The concern then, in an Irish context, is that auto-enrolment savers may get lower state pension payments in future, because they now have a bigger private pension.

Why would the government consider such a thing? It’s because the state pension system, as it currently works, looks unsustainable.

We’ve previously covered this in detail, but in brief: the problem is Ireland’s state pension relies on an ever-increasing population.

The system is mostly funded through PRSI payments. That’s ok as things stand, because Ireland still has a relatively young population.

But the country will soon age – meaning a growing number of state pensions will have to be funded by a proportionally smaller number of workers/young people.

Because of this, it’s estimated the state pension fund will eventually be tens of billions in the red every single year.

There are a few ways this could be dealt with – and because the problem is so big, it’s likely multiple solutions will be needed.

You could raise the age at which people qualify for the state pension.

The government previously planned to do this – increasing the qualifying state pension age from 66 to 68 – before scrapping it due to political blowback. However, many officials and analysts still favour such a move.

One move the government has pushed ahead with is raising PRSI payments to help plug the funding gap. These hikes will eventually result in workers paying hundreds of euro extra per year.

What should the government do?

To bring this back to auto-enrolment: it would be perverse if younger workers who face much higher PRSI charges get ‘rewarded’ with lower state pension payments when they themselves eventually retire.

This is not to scaremonger. For the record, I have previously written broadly in favour of the auto-enrolment system. The main benefit I see is that private businesses will now have to contribute to employee pensions. Currently, there’s no requirement for them to do so.

Employer contributions are set to eventually rise to 6% of employee salary, and this would make a massive difference over time.

For example, a 6% monthly contribution for a worker on a salary of €45,000 for a period of 40 years would be just over €200,000 in today’s money.

However, it will only be a help if auto-enrolment pensions remain a top-up paid on top of the normal state pension.

Multiple TDs – including those in the previous government – have raised concerns over this exact issue: that the state pension would lose value over time, and that people would be expected to rely on auto-enrolment pensions instead.

It’s possible this could eventually happen in Ireland, where state pension increases are decided by politicians as part of the annual budget cycle – something which doesn’t happen in the rest of the eurozone.

By simply not increasing the state pension in line with inflation, it would lose its value over time. This could be easier to justify if everyone has private auto-enrolment pension savings.

The government could address this concern in several ways – mainly, by ensuring the value of the state pension does not fall.

One way would be to put some kind of legal guarantee in place that the state pension would remain at a certain value.

This would be similar to the UK’s ‘Triple Lock’ where the state pension rises by the highest of three measures: earnings growth, inflation or 2.5% a year.

Alternatively, the government could use a combination of benchmarking and indexation.

This is where the state pension is set at a certain value – a commonly cited one is 34% of average weekly earnings.

Once it is set at this level, then ‘indexation’ happens.

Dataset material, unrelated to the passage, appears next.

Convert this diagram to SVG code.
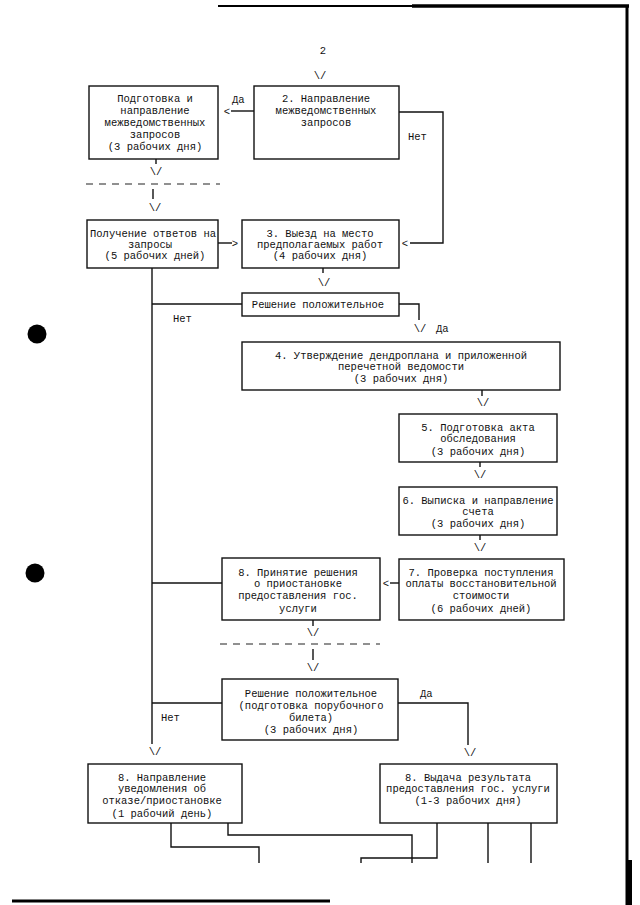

This is where the payment is linked to an index – such as the Consumer Price Index – and periodically rises along with it.

The idea is that these measures would be done alongside auto-enrolment.

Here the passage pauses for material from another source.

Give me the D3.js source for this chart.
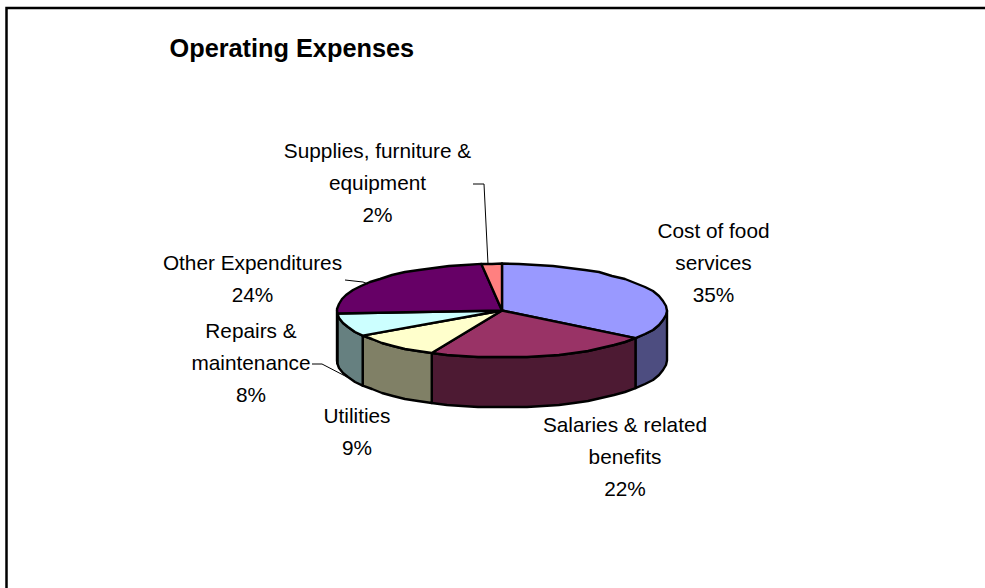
<!DOCTYPE html>
<html>
<head>
<meta charset="utf-8">
<script src="https://cdn.jsdelivr.net/npm/d3@7/dist/d3.min.js"></script>
<style>
  html, body { margin: 0; padding: 0; background: #fff; }
  svg { display: block; }
  text { font-family: "Liberation Sans", Arial, sans-serif; fill: #000; }
</style>
</head>
<body>
<svg id="chart" width="985" height="588"></svg>
<script>
// Operating expense shares, clockwise from twelve o'clock
const categories = ["Cost of food services", "Salaries & related benefits", "Utilities",
                    "Repairs & maintenance", "Other Expenditures", "Supplies, furniture & equipment"];
const values = [35, 22, 9, 8, 24, 2];
const topColors = ["#9999ff", "#993366", "#ffffcc", "#ccffff", "#660066", "#ff8080"];
const sideColors = ["#4d4d80", "#4d1a33", "#808066", "#668080", "#330033", "#804040"];
const labelLines = [
  ["Cost of food", "services", "35%"],
  ["Salaries & related", "benefits", "22%"],
  ["Utilities", "9%"],
  ["Repairs &", "maintenance", "8%"],
  ["Other Expenditures", "24%"],
  ["Supplies, furniture &", "equipment", "2%"]
];
const titleText = "Operating Expenses";

// Layout of the drawing
const pieBox = { cx: 502, cy: 310.5, rx: 165, ry: 47, depth: 50 };
const labelAnchors = [
  { x: 713.5, y: 238 }, { x: 625, y: 431.5 }, { x: 357, y: 423 },
  { x: 251, y: 338 }, { x: 252.5, y: 270 }, { x: 377.5, y: 158 }
];
const lineStep = 32;
const leaders = [
  [[473, 184], [484, 184], [488, 264]],
  [[345, 280], [363, 282], [368, 284]],
  [[312, 364], [322, 364], [347, 377]]
];

const svg = d3.select("#chart");

// Chart frame: only the top and left edges fall inside the window
svg.append("path")
  .attr("d", "M6.5,588V8H985")
  .attr("fill", "none").attr("stroke", "#000").attr("stroke-width", 2.5);

svg.append("text")
  .attr("x", 169.5).attr("y", 57)
  .attr("font-size", 25.3).attr("font-weight", "bold")
  .text(titleText);

// Flattened disc: unit circle coordinates mapped through two linear scales
const xScale = d3.scaleLinear().domain([-1, 1]).range([pieBox.cx - pieBox.rx, pieBox.cx + pieBox.rx]);
const yScale = d3.scaleLinear().domain([-1, 1]).range([pieBox.cy - pieBox.ry, pieBox.cy + pieBox.ry]);
const rim = (a, drop = 0) => [xScale(Math.sin(a)), yScale(-Math.cos(a)) + drop];

const slices = d3.pie().sort(null)(values);

// Rim points between two angles, on whole pixels so the edge has the chart's faceted look
function arcPoints(a0, a1, drop = 0) {
  const n = Math.max(1, Math.ceil((a1 - a0) / (Math.PI / 30)));
  return d3.range(n + 1).map(i => {
    const p = rim(a0 + (a1 - a0) * i / n, drop);
    return i === 0 || i === n ? p : [Math.round(p[0]), Math.round(p[1])];
  });
}
const toPath = d3.line();

const FRONT_START = Math.PI / 2, FRONT_END = 3 * Math.PI / 2;

// Outer wall: visible only on the near half of the disc
const walls = svg.append("g");
slices.forEach((s, i) => {
  const a0 = Math.max(s.startAngle, FRONT_START);
  const a1 = Math.min(s.endAngle, FRONT_END);
  if (a1 <= a0) return;
  const pts = arcPoints(a0, a1).concat(arcPoints(a0, a1, pieBox.depth).reverse());
  walls.append("path")
    .attr("d", toPath(pts) + "Z")
    .attr("fill", sideColors[i])
    .attr("stroke", "#000").attr("stroke-width", 2.4).attr("stroke-linejoin", "round");
});

// Top face
const tops = svg.append("g");
slices.forEach((s, i) => {
  const pts = [[xScale(0), yScale(0)]].concat(arcPoints(s.startAngle, s.endAngle));
  tops.append("path")
    .attr("d", toPath(pts) + "Z")
    .attr("fill", topColors[i])
    .attr("stroke", "#000").attr("stroke-width", 2.4).attr("stroke-linejoin", "round");
});

// Leader lines
svg.append("g").selectAll("path").data(leaders).join("path")
  .attr("d", d => toPath(d))
  .attr("fill", "none").attr("stroke", "#000").attr("stroke-width", 1);

// Category labels with their percentages
const labels = svg.append("g").attr("font-size", 20.8).attr("text-anchor", "middle");
labelLines.forEach((lines, i) => {
  const t = labels.append("text").attr("aria-label", categories[i]);
  lines.forEach((line, k) => {
    t.append("tspan")
      .attr("x", labelAnchors[i].x)
      .attr("y", labelAnchors[i].y + k * lineStep)
      .text(line);
  });
});
</script>
</body>
</html>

Any of these could, of course, be undone by a future government. Or even if they are implemented, measures such as means testing contributory pensions could be introduced.

But they would at least mean people currently in their 20s and 30s have a better chance of one day getting a decent state pension alongside their auto-enrolment savings.

Young workers are already expected to pay higher taxes to fund the state pension. They should have some kind of guarantee they will see the favour returned.